SALT LAKE CITY — The Beehive State is among the best in the nation in its use of technology-based global pursuits, according to a report released by the Information Technology and Innovation Foundation — a Washington, D.C.-based nonprofit, nonpartisan think tank.
Utah received the eighth highest overall score in the 84-page report entitled the 2012 State New Economy Index, which used 26 indicators divided into five categories that comprise the “new economy” and are necessary to be competitive and successful, according to the foundation.
“This is great news and recognition by others that Utah is on the right road for economic recovery," said Utah Gov. Gary Herbert. "We have a skilled workforce and a diverse economy that thrives off of a spirit of entrepreneurship and innovation.”
Those five areas of focus are:
• Knowledge jobs: having a workforce and jobs based on higher skills
• Globalization: having strong global connections
• Economic dynamism: having dynamic firms, including strong, high-growth startups
• Digital economy: having industries and individuals embracing digital technologies
• Innovation capacity: having strong capabilities in technological innovation
The report stated that eighth-place Utah was ranked first in economic dynamism while scoring third in digital economy factors.
“Moreover, its high-tech manufacturing cluster centered around Salt Lake City and Provo support its first-place ranking in manufacturing value added,” the report said.
Utah garnered the top spot in four other subcategories, including inventor patents, online population, e-government and manufacturing value added. Utah also ranked No. 10 or better in seven other subcategories. In all, Utah ranked No. 25 or higher in 23 of 26 measured economic indicators.
Joining Utah in the top 10 were Massachusetts, which topped the overall rankings, followed by Delaware, Washington, California, Maryland, Virginia, Colorado, Utah at No. 8, with Connecticut ranked ninth and New Jersey 10th.
The top 10 New Economy states have more in common than just high-tech firms. They also have a high concentration of managers, professionals, and college-educated residents working in “knowledge jobs” that require at least a two-year degree.
In contrast to other reports that assess performance or policies, New Economy is an index that measures the economic “structure” of states to determine how well a state is positioned to tap into and drive innovation-based growth.
The report notes that it is not enough for the United States to simply create jobs if it wants economic vitality.
“Instead, the economy will need to transition from low-skilled, low-wage jobs to more highly skilled and thus higher wage jobs.”
In the United States, it is the manufacturing sector where the competitiveness decline has been most dramatically felt. U.S. manufacturing employment declined 33 percent between 2000 and 2011, exceeding the loss during the Great Depression.

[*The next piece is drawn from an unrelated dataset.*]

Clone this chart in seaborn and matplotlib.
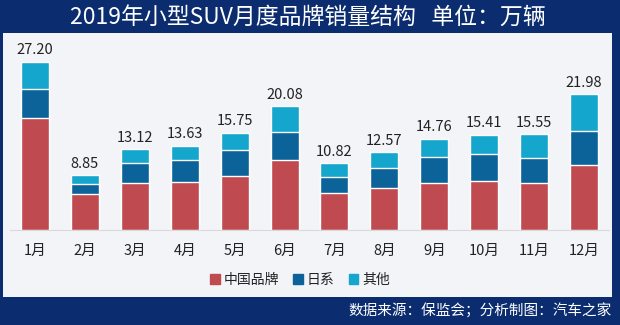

States that the report said are doing well since the Great Recession, like Utah, provide a nurturing but competitive playing field for entrepreneurs wanting to tap into more lucrative careers.
Utah, too, is high in the number of fast-growing firms and first in the country for the number of individual inventor patents granted, indicating conditions are ripe for innovation.
“While it is true that unemployment is dangerously high and policies should be put in place to create jobs, policies focused on short-term employment alone are a sprinter-strategy; mid- and long-term growth will rely on more substantive innovation policies,” the report states.